With respect to that part of the resolution which requests the President to cause a sword to be presented to each of the commissioned officers and midshipmen who distinguished themselves, it is presumed that the President saw what to his mind appeared difficulties of great delicacy, from the peculiar language of the resolution. By the resolution, he was requested to present swords to such only as had distinguished themselves; and all having been represented to him as having acted gloriously, he could not in justice draw with precision a line of discrimination. He felt, it is presumed, a repugnance to the making of a selection, which, by implication, would necessarily have cast an unmerited reproach upon all not therein included. A degradation of that kind might have greatly injured the service, and could not possibly have been grateful to the honorable feelings of the favored officers.
I have the honor to be, with the greatest respect, your obedient servant,
PAUL HAMILTON.
To the President.
Navy Department, May 17, 1812.
Sir: In pursuance of the resolution of Congress of the 3d March, 1805, requesting the President of the United States to cause a gold medal to be struck, emblematical of the attacks on the town, batteries, and naval force, of Tripoli, by the squadron under your command, and to present it to you in such manner as in his opinion would be most honorable to you, the medal, which will herewith be delivered to you by Lieutenant Jones, has been struck. You will receive it, sir, as a testimony of your country's estimation of the important and honorable services rendered by you; and you will be pleased to accept an assurance of the great pleasure I have in the honor of presenting it to you.

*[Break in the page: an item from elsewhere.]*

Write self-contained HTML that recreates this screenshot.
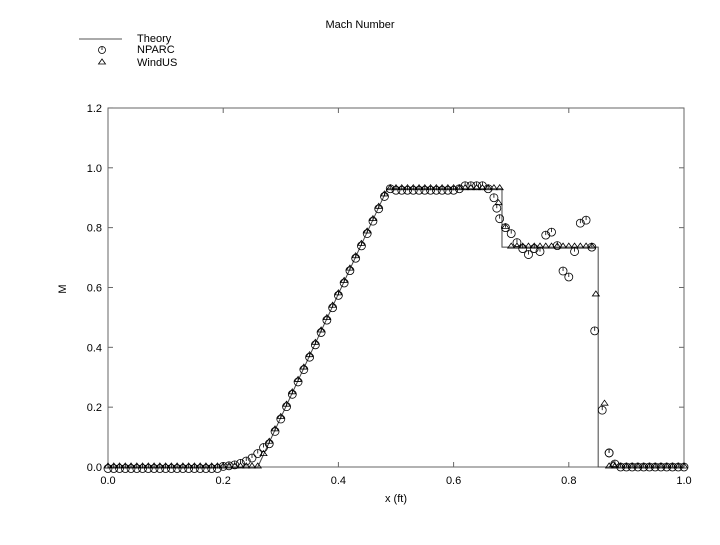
<!DOCTYPE html>
<html><head><meta charset="utf-8"><style>
body{margin:0;background:#fff}
svg text{font-family:"Liberation Sans",sans-serif;font-size:11px;fill:#000}
</style></head><body>
<svg id="s" width="720" height="540" xmlns="http://www.w3.org/2000/svg">
<rect width="720" height="540" fill="#fff"/>
<text x="360" y="28" text-anchor="middle" font-size="12">Mach Number</text>
<line x1="79" y1="39" x2="122" y2="39" stroke="#555"/>
<text x="137" y="42" font-size="10">Theory</text>
<text x="137" y="53" font-size="10">NPARC</text>
<text x="137" y="66" font-size="10">WindUS</text>
<circle cx="102" cy="50" r="3.5" fill="none" stroke="#000" stroke-width="0.8"/>
<line x1="102" y1="46.5" x2="102" y2="50" stroke="#000" stroke-width="0.8"/>
<polygon points="102,59 98.5,64 105.5,64" fill="none" stroke="#000" stroke-width="0.8"/>
<rect x="108" y="108" width="576" height="359" fill="none" stroke="#666"/>
<g id="ax"></g>
<text x="396" y="502" text-anchor="middle">x (ft)</text>
<text x="68" y="291" text-anchor="middle" transform="rotate(-90 66 291)">M</text>
<g id="d"></g>
</svg>
<script>
var ns="http://www.w3.org/2000/svg";
function X(x){return 108+x*576}function Y(y){return 467-y*299.2}
function el(t,a,p){var e=document.createElementNS(ns,t);for(var k in a)e.setAttribute(k,a[k]);(p||document.getElementById('d')).appendChild(e);return e}
var ax=document.getElementById('ax');
for(var i=0;i<=6;i++){var y=Y(i*0.2);el('line',{x1:108,y1:y,x2:113,y2:y,stroke:'#666'},ax);el('line',{x1:679,y1:y,x2:684,y2:y,stroke:'#666'},ax);
var t=el('text',{x:102,y:y+4,'text-anchor':'end'},ax);t.textContent=(i*0.2).toFixed(1);}
for(var i=0;i<=5;i++){var x=X(i*0.2);el('line',{x1:x,y1:467,x2:x,y2:462,stroke:'#666'},ax);el('line',{x1:x,y1:108,x2:x,y2:113,stroke:'#666'},ax);
var t=el('text',{x:x,y:484,'text-anchor':'middle'},ax);t.textContent=(i*0.2).toFixed(1);}
function th(x){if(x<0.26)return 0;if(x<0.485)return (x-0.26)/0.225*0.93;if(x<0.684)return 0.93;if(x<0.851)return 0.735;return 0}
el('polyline',{points:[[0,0],[0.26,0],[0.485,0.93],[0.684,0.93],[0.684,0.735],[0.851,0.735],[0.851,0],[1,0]].map(function(p){return X(p[0])+','+Y(p[1])}).join(' '),fill:'none',stroke:'#444','stroke-width':1});
function circ(x,y){var cx=X(x),cy=Y(y);el('circle',{cx:cx,cy:cy,r:4,fill:'none',stroke:'#000','stroke-width':0.8});el('line',{x1:cx,y1:cy-4,x2:cx,y2:cy,stroke:'#000','stroke-width':0.8})}
function tri(x,y){var cx=X(x),cy=Y(y);el('polygon',{points:cx+','+(cy-4)+' '+(cx-3.5)+','+(cy+1)+' '+(cx+3.5)+','+(cy+1),fill:'none',stroke:'#000','stroke-width':0.8})}
var nx={0.67:0.90,0.675:0.865,0.68:0.83,0.69:0.80,0.70:0.78,0.71:0.75,0.72:0.73,0.73:0.71,0.74:0.73,0.75:0.72,0.76:0.775,0.77:0.785,0.78:0.74,0.79:0.655,0.80:0.635,0.81:0.72,0.82:0.815,0.83:0.825,0.845:0.455,0.858:0.19,0.87:0.047,0.88:0.01};
var bump={0.2:0.002,0.21:0.004,0.22:0.007,0.23:0.012,0.24:0.02,0.25:0.03,0.26:0.045,0.27:0.065};
for(var x=0;x<=1.0001;x+=0.01){x=Math.round(x*1000)/1000;
 if(Math.abs(x-0.85)<0.003||Math.abs(x-0.86)<0.003)continue;
 var wy=th(x);if(x>0.684&&x<0.70)wy=0.8;
 tri(x,wy);
 var ny;if(nx[x]!==undefined)ny=nx[x];else if(x>=0.66&&x<0.89)ny=th(x);else if(bump[x]!==undefined)ny=Math.max(th(x),bump[x]);else if(x<0.49)ny=th(x)-0.005;else if(x>0.61&&x<0.66)ny=0.94;else if(x>0.49&&x<0.61)ny=0.925;else ny=th(x);
 if(x>0.88)ny=0;
 circ(x,ny);}
[0.845,0.858,0.87,0.675].forEach(function(x){circ(x,nx[x])});
tri(0.847,0.575);tri(0.862,0.21);tri(0.877,0.005);tri(0.678,0.88);
</script>
</body></html>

I have the honor to be, with great respect, sir, your most obedient servant,
R. SMITH.
To Com. Edward Preble.
From the records of the Navy Department.
PAUL HAMILTON.
After some conversation as to the proper course for this business to take, it was referred to a select committee, to consist of seven members, to consider and report thereon.
Mr. Quincy, Mr. Randolph, Mr. Roane, Mr. Lacock, Mr. Troup, Mr. Emott, and Mr. Dinsmoor, were appointed the committee.